» WRITTEN INSTRUCTION
Copy the records below exactly, leaving out any pictures.

» DATA TO USE
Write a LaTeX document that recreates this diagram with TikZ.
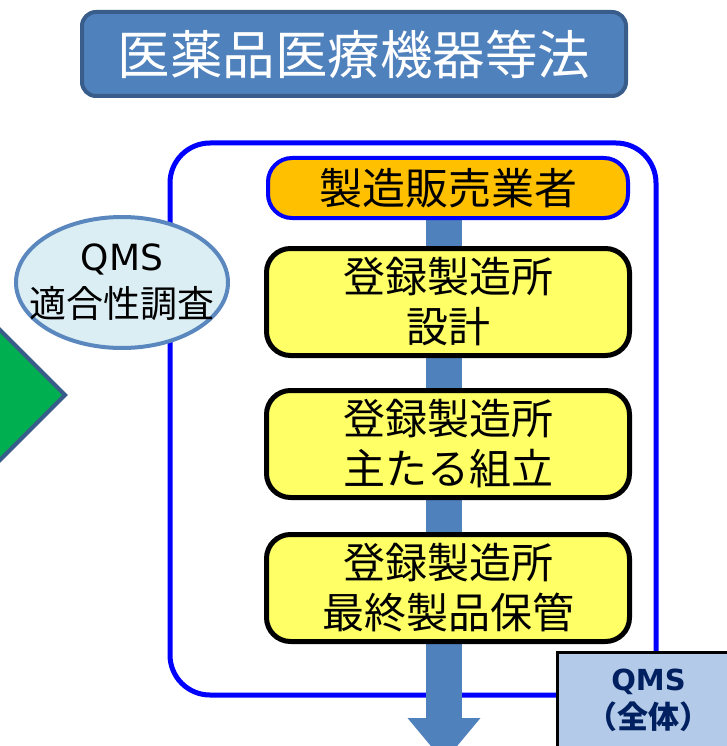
\documentclass[tikz,border=0pt]{standalone}
\usepackage{fontspec}
\newfontfamily\jpfont{Noto Sans CJK JP}
\newfontfamily\latfont{DejaVu Sans}
\usetikzlibrary{shapes.geometric,arrows.meta,backgrounds}
\definecolor{titleblue}{HTML}{4F81BD}
\definecolor{titleedge}{HTML}{385D8A}
\definecolor{framblue}{HTML}{0000FF}
\definecolor{makerorange}{HTML}{FFC000}
\definecolor{siteyellow}{HTML}{FFFF66}
\definecolor{checkfill}{HTML}{DBEEF4}
\definecolor{checkedge}{HTML}{5B87BF}
\definecolor{greenarrow}{HTML}{00B050}
\definecolor{qmsfill}{HTML}{B4CAE9}
\definecolor{qmsnavy}{HTML}{002060}

\begin{document}
\begin{tikzpicture}[x=1pt, y=-1pt,
    sitebox/.style={draw=black, line width=5pt, fill=siteyellow, rounded corners=24pt,
        minimum width=363pt, minimum height=107pt, inner sep=0pt, align=center,
        font=\jpfont\fontsize{42}{50}\selectfont},
    flow/.style={line width=36pt, draw=titleblue, -{Triangle[width=70pt,length=44pt]}}]
    \useasboundingbox (0,0) rectangle (726,746);
    % title
    \node (law) at (354,54) [draw=titleedge, line width=4pt, fill=titleblue, rounded corners=14pt,
        minimum width=544pt, minimum height=84pt, inner sep=0pt, text=white,
        font=\jpfont\fontsize{52.5}{52}\selectfont] {医薬品医療機器等法};
    % green arrow tip on the left
    \draw[fill=greenarrow, draw=titleedge, line width=4pt]
        (65,395) -- (-65,265) -- (-195,395) -- (-65,525) -- cycle;
    \coordinate (tip) at (444,762);
    \node (maker) at (448,188) [draw=framblue, line width=4pt, fill=makerorange, rounded corners=24pt,
        minimum width=360pt, minimum height=60pt, inner sep=0pt,
        font=\jpfont\fontsize{43}{43}\selectfont] {製造販売業者};
    \node (design) at (448,302) [sitebox] {登録製造所\\設計};
    \node (assembly) at (448,444) [sitebox] {登録製造所\\主たる組立};
    \node (storage) at (448,588) [sitebox] {登録製造所\\最終製品保管};
    \begin{pgfonlayer}{background}
        \draw[framblue, line width=5pt, rounded corners=40pt] (170,143) rectangle (656,695);
        \draw[flow] (maker.south -| tip) -- (tip);
    \end{pgfonlayer}
    \node (check) at (122,282.5) [ellipse, draw=checkedge, line width=4pt, fill=checkfill,
        minimum width=212pt, minimum height=131pt, inner xsep=-20pt, inner ysep=-6pt, align=center,
        font=\fontsize{37}{47}\selectfont]
        {{\latfont\fontsize{36}{47}\selectfont QMS}\\{\jpfont 適合性調査}};
    \node (whole) at (648.5,700) [draw=black, line width=3pt, fill=qmsfill,
        minimum width=183pt, minimum height=96pt, inner sep=0pt, align=center, text=qmsnavy,
        font=\fontsize{31}{38}\selectfont]
        {{\latfont\bfseries\fontsize{29}{38}\selectfont QMS}\\{\jpfont\bfseries （全体）}};
\end{tikzpicture}
\end{document}
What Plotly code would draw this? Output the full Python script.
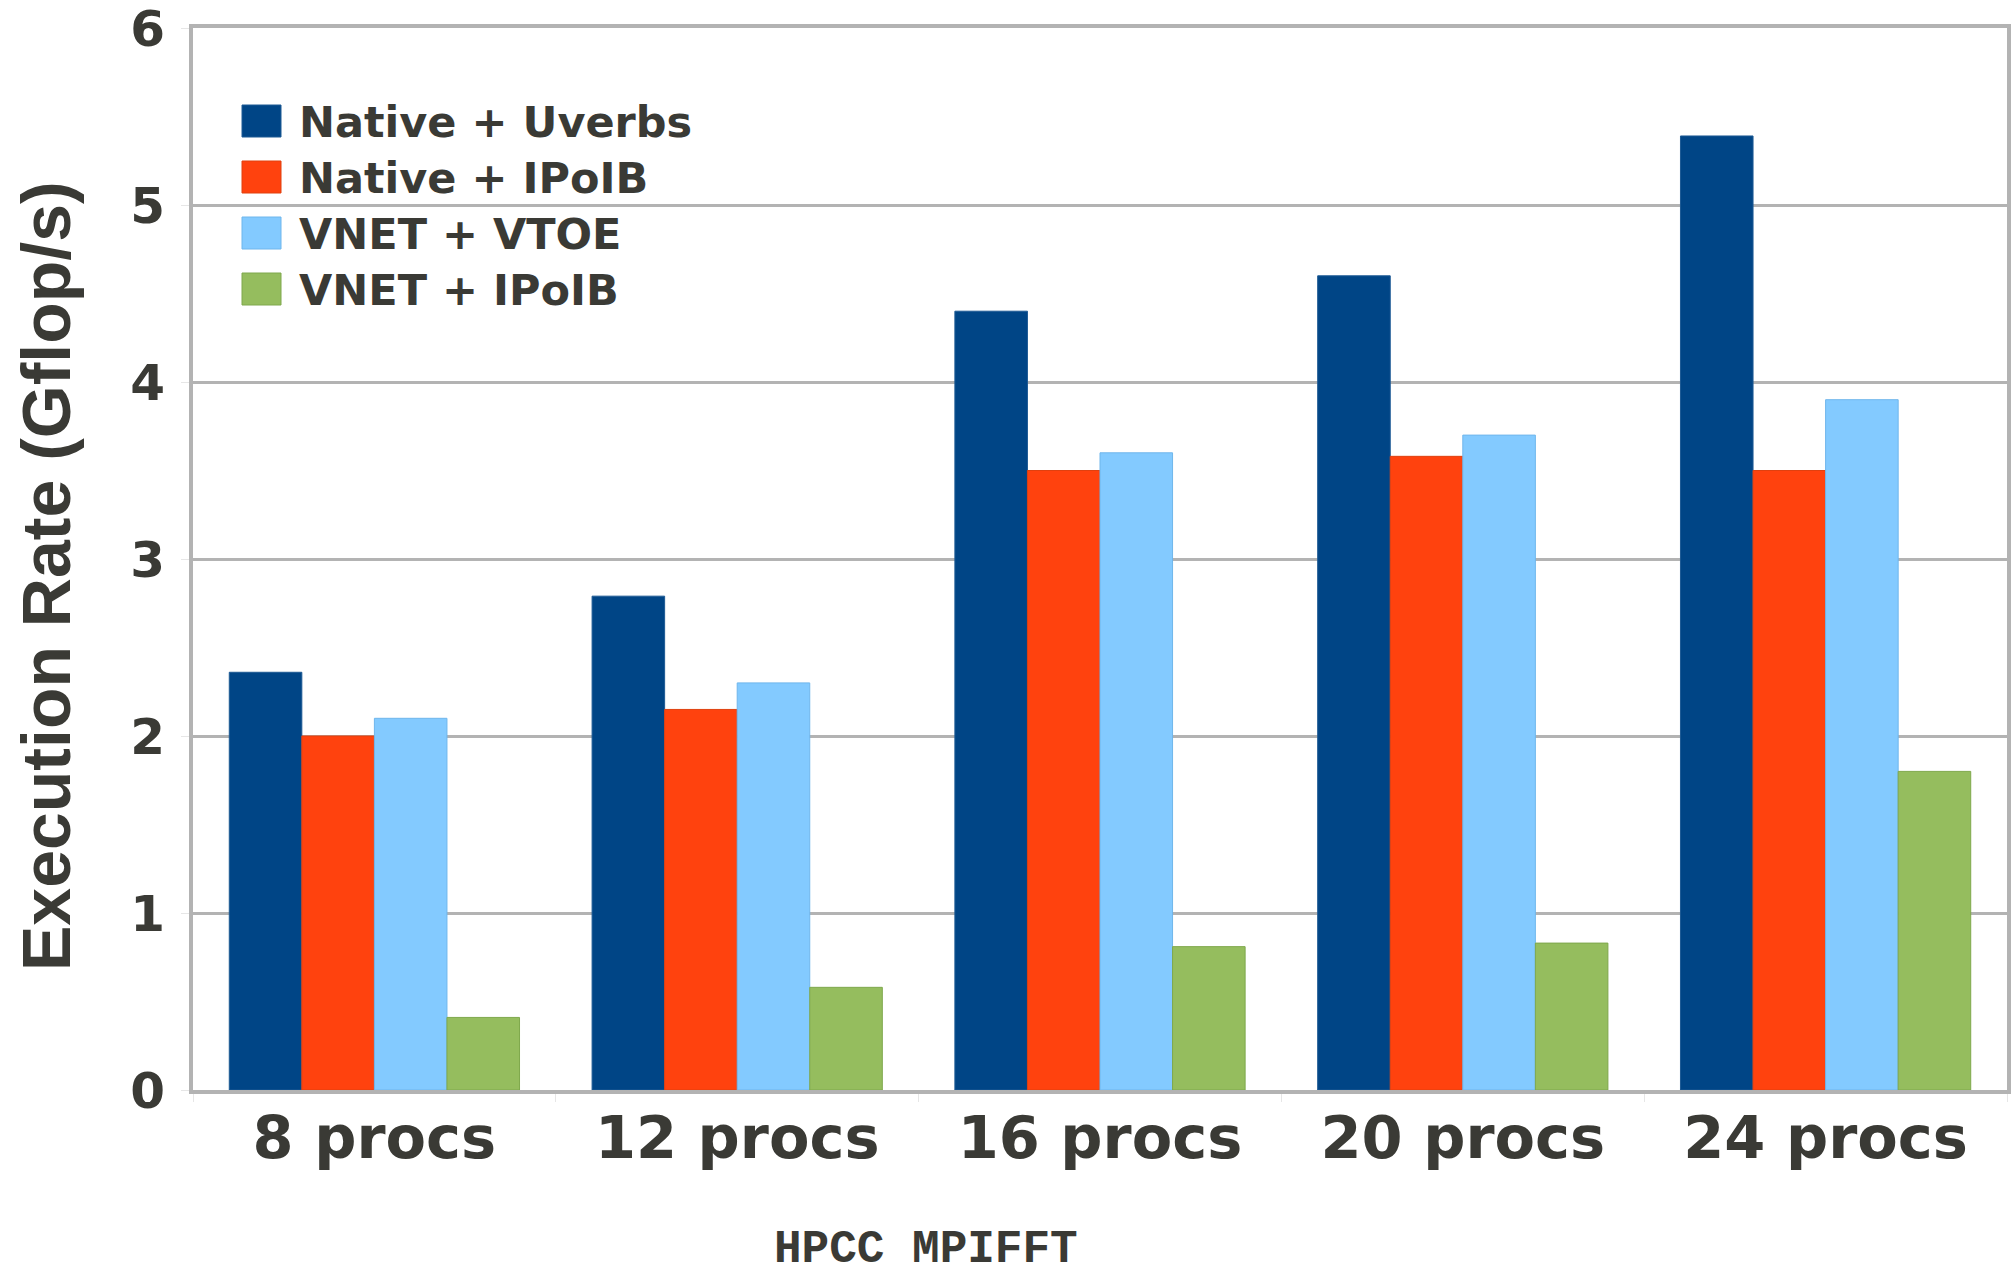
import plotly.graph_objects as go

# HPCC MPIFFT execution rate per process count and network configuration
categories = ["8 procs", "12 procs", "16 procs", "20 procs", "24 procs"]
series_names = ["Native + Uverbs", "Native + IPoIB", "VNET + VTOE", "VNET + IPoIB"]
native_uverbs = [2.36, 2.79, 4.40, 4.60, 5.39]
native_ipoib = [2.00, 2.15, 3.50, 3.58, 3.50]
vnet_vtoe = [2.10, 2.30, 3.60, 3.70, 3.90]
vnet_ipoib = [0.41, 0.58, 0.81, 0.83, 1.80]
y_ticks = [0, 1, 2, 3, 4, 5, 6]

series_values = [native_uverbs, native_ipoib, vnet_vtoe, vnet_ipoib]
fill_colors = ["#004586", "#ff420e", "#83caff", "#95bd5e"]
edge_colors = ["#1d5a94", "#e0400f", "#6fb6ec", "#7fa84c"]

W, H = 2016, 1282
M_L, M_R, M_T, M_B = 193, 9, 28, 192
PW, PH = W - M_L - M_R, H - M_T - M_B

TEXT = "#3a3a35"
GRID = "#b3b3b3"


def px_x(x):
    return (x - M_L) / PW


def px_y(y):
    return (H - M_B - y) / PH


fig = go.Figure()
for name, vals, fc, ec in zip(series_names, series_values, fill_colors, edge_colors):
    fig.add_trace(go.Bar(
        name=name, x=categories, y=vals,
        marker=dict(color=fc, line=dict(color=ec, width=1)),
        showlegend=False,
    ))

# legend: coloured swatches with bold labels, top-left inside the plot
shapes = []
annotations = []
row_y = [121, 177, 233, 289]
for name, fc, ec, cy in zip(series_names, fill_colors, edge_colors, row_y):
    shapes.append(dict(
        type="rect", xref="paper", yref="paper",
        x0=px_x(242), x1=px_x(281), y0=px_y(cy + 16), y1=px_y(cy - 16),
        fillcolor=fc, line=dict(color=ec, width=1), layer="above",
    ))
    annotations.append(dict(
        text=name, xref="paper", yref="paper", x=px_x(297), y=px_y(cy + 1),
        xanchor="left", yanchor="middle", showarrow=False,
        font=dict(family="DejaVu Sans", size=43, color=TEXT, weight="bold"),
    ))

# y axis title
annotations.append(dict(
    text="Execution Rate (Gflop/s)", xref="paper", yref="paper",
    x=px_x(46), y=px_y(576), xanchor="center", yanchor="middle",
    textangle=-90, showarrow=False,
    font=dict(family="Liberation Sans", size=68, color=TEXT, weight="bold"),
))

# benchmark name below the chart
annotations.append(dict(
    text="HPCC MPIFFT", xref="paper", yref="paper",
    x=px_x(926), y=px_y(1250), xanchor="center", yanchor="middle",
    showarrow=False,
    font=dict(family="Liberation Mono", size=46, color=TEXT, weight="bold"),
))

fig.update_layout(
    width=W, height=H,
    margin=dict(l=M_L, r=M_R, t=M_T, b=M_B, pad=0),
    paper_bgcolor="white", plot_bgcolor="white",
    barmode="group", bargap=0.2, bargroupgap=0,
    shapes=shapes, annotations=annotations,
    xaxis=dict(
        type="category", tickson="boundaries", ticks="outside", ticklen=8,
        tickcolor="#e6e6e6", tickwidth=1, automargin=False,
        showline=True, linecolor=GRID, linewidth=4, mirror=True,
        showgrid=False,
        tickfont=dict(family="DejaVu Sans", size=59, color=TEXT, weight="bold"),
        ticklabelstandoff=-7,
    ),
    yaxis=dict(
        range=[0, 6], tickvals=y_ticks, ticks="outside", ticklen=8,
        tickcolor="#e6e6e6", tickwidth=1, automargin=False,
        showline=True, linecolor=GRID, linewidth=4, mirror=True,
        showgrid=True, gridcolor=GRID, gridwidth=3, zeroline=False,
        tickfont=dict(family="DejaVu Sans", size=50, color=TEXT, weight="bold"),
        ticklabelstandoff=6, ticklabeloverflow="allow",
    ),
)

fig.write_html("out.html")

» CORRECT RESPONSE
Write a LaTeX document that recreates this diagram with TikZ.
\documentclass[tikz,border=0pt]{standalone}
\usepackage{fontspec}
\newfontfamily\jpfont{Noto Sans CJK JP}
\newfontfamily\latfont{DejaVu Sans}
\usetikzlibrary{shapes.geometric,arrows.meta,backgrounds}
\definecolor{titleblue}{HTML}{4F81BD}
\definecolor{titleedge}{HTML}{385D8A}
\definecolor{framblue}{HTML}{0000FF}
\definecolor{makerorange}{HTML}{FFC000}
\definecolor{siteyellow}{HTML}{FFFF66}
\definecolor{checkfill}{HTML}{DBEEF4}
\definecolor{checkedge}{HTML}{5B87BF}
\definecolor{greenarrow}{HTML}{00B050}
\definecolor{qmsfill}{HTML}{B4CAE9}
\definecolor{qmsnavy}{HTML}{002060}

\begin{document}
\begin{tikzpicture}[x=1pt, y=-1pt,
    sitebox/.style={draw=black, line width=5pt, fill=siteyellow, rounded corners=24pt,
        minimum width=363pt, minimum height=107pt, inner sep=0pt, align=center,
        font=\jpfont\fontsize{42}{50}\selectfont},
    flow/.style={line width=36pt, draw=titleblue, -{Triangle[width=70pt,length=44pt]}}]
    \useasboundingbox (0,0) rectangle (726,746);
    % title
    \node (law) at (354,54) [draw=titleedge, line width=4pt, fill=titleblue, rounded corners=14pt,
        minimum width=544pt, minimum height=84pt, inner sep=0pt, text=white,
        font=\jpfont\fontsize{52.5}{52}\selectfont] {医薬品医療機器等法};
    % green arrow tip on the left
    \draw[fill=greenarrow, draw=titleedge, line width=4pt]
        (65,395) -- (-65,265) -- (-195,395) -- (-65,525) -- cycle;
    \coordinate (tip) at (444,762);
    \node (maker) at (448,188) [draw=framblue, line width=4pt, fill=makerorange, rounded corners=24pt,
        minimum width=360pt, minimum height=60pt, inner sep=0pt,
        font=\jpfont\fontsize{43}{43}\selectfont] {製造販売業者};
    \node (design) at (448,302) [sitebox] {登録製造所\\設計};
    \node (assembly) at (448,444) [sitebox] {登録製造所\\主たる組立};
    \node (storage) at (448,588) [sitebox] {登録製造所\\最終製品保管};
    \begin{pgfonlayer}{background}
        \draw[framblue, line width=5pt, rounded corners=40pt] (170,143) rectangle (656,695);
        \draw[flow] (maker.south -| tip) -- (tip);
    \end{pgfonlayer}
    \node (check) at (122,282.5) [ellipse, draw=checkedge, line width=4pt, fill=checkfill,
        minimum width=212pt, minimum height=131pt, inner xsep=-20pt, inner ysep=-6pt, align=center,
        font=\fontsize{37}{47}\selectfont]
        {{\latfont\fontsize{36}{47}\selectfont QMS}\\{\jpfont 適合性調査}};
    \node (whole) at (648.5,700) [draw=black, line width=3pt, fill=qmsfill,
        minimum width=183pt, minimum height=96pt, inner sep=0pt, align=center, text=qmsnavy,
        font=\fontsize{31}{38}\selectfont]
        {{\latfont\bfseries\fontsize{29}{38}\selectfont QMS}\\{\jpfont\bfseries （全体）}};
\end{tikzpicture}
\end{document}
What Plotly code would draw this? Output the full Python script.
import plotly.graph_objects as go

# HPCC MPIFFT execution rate per process count and network configuration
categories = ["8 procs", "12 procs", "16 procs", "20 procs", "24 procs"]
series_names = ["Native + Uverbs", "Native + IPoIB", "VNET + VTOE", "VNET + IPoIB"]
native_uverbs = [2.36, 2.79, 4.40, 4.60, 5.39]
native_ipoib = [2.00, 2.15, 3.50, 3.58, 3.50]
vnet_vtoe = [2.10, 2.30, 3.60, 3.70, 3.90]
vnet_ipoib = [0.41, 0.58, 0.81, 0.83, 1.80]
y_ticks = [0, 1, 2, 3, 4, 5, 6]

series_values = [native_uverbs, native_ipoib, vnet_vtoe, vnet_ipoib]
fill_colors = ["#004586", "#ff420e", "#83caff", "#95bd5e"]
edge_colors = ["#1d5a94", "#e0400f", "#6fb6ec", "#7fa84c"]

W, H = 2016, 1282
M_L, M_R, M_T, M_B = 193, 9, 28, 192
PW, PH = W - M_L - M_R, H - M_T - M_B

TEXT = "#3a3a35"
GRID = "#b3b3b3"


def px_x(x):
    return (x - M_L) / PW


def px_y(y):
    return (H - M_B - y) / PH


fig = go.Figure()
for name, vals, fc, ec in zip(series_names, series_values, fill_colors, edge_colors):
    fig.add_trace(go.Bar(
        name=name, x=categories, y=vals,
        marker=dict(color=fc, line=dict(color=ec, width=1)),
        showlegend=False,
    ))

# legend: coloured swatches with bold labels, top-left inside the plot
shapes = []
annotations = []
row_y = [121, 177, 233, 289]
for name, fc, ec, cy in zip(series_names, fill_colors, edge_colors, row_y):
    shapes.append(dict(
        type="rect", xref="paper", yref="paper",
        x0=px_x(242), x1=px_x(281), y0=px_y(cy + 16), y1=px_y(cy - 16),
        fillcolor=fc, line=dict(color=ec, width=1), layer="above",
    ))
    annotations.append(dict(
        text=name, xref="paper", yref="paper", x=px_x(297), y=px_y(cy + 1),
        xanchor="left", yanchor="middle", showarrow=False,
        font=dict(family="DejaVu Sans", size=43, color=TEXT, weight="bold"),
    ))

# y axis title
annotations.append(dict(
    text="Execution Rate (Gflop/s)", xref="paper", yref="paper",
    x=px_x(46), y=px_y(576), xanchor="center", yanchor="middle",
    textangle=-90, showarrow=False,
    font=dict(family="Liberation Sans", size=68, color=TEXT, weight="bold"),
))

# benchmark name below the chart
annotations.append(dict(
    text="HPCC MPIFFT", xref="paper", yref="paper",
    x=px_x(926), y=px_y(1250), xanchor="center", yanchor="middle",
    showarrow=False,
    font=dict(family="Liberation Mono", size=46, color=TEXT, weight="bold"),
))

fig.update_layout(
    width=W, height=H,
    margin=dict(l=M_L, r=M_R, t=M_T, b=M_B, pad=0),
    paper_bgcolor="white", plot_bgcolor="white",
    barmode="group", bargap=0.2, bargroupgap=0,
    shapes=shapes, annotations=annotations,
    xaxis=dict(
        type="category", tickson="boundaries", ticks="outside", ticklen=8,
        tickcolor="#e6e6e6", tickwidth=1, automargin=False,
        showline=True, linecolor=GRID, linewidth=4, mirror=True,
        showgrid=False,
        tickfont=dict(family="DejaVu Sans", size=59, color=TEXT, weight="bold"),
        ticklabelstandoff=-7,
    ),
    yaxis=dict(
        range=[0, 6], tickvals=y_ticks, ticks="outside", ticklen=8,
        tickcolor="#e6e6e6", tickwidth=1, automargin=False,
        showline=True, linecolor=GRID, linewidth=4, mirror=True,
        showgrid=True, gridcolor=GRID, gridwidth=3, zeroline=False,
        tickfont=dict(family="DejaVu Sans", size=50, color=TEXT, weight="bold"),
        ticklabelstandoff=6, ticklabeloverflow="allow",
    ),
)

fig.write_html("out.html")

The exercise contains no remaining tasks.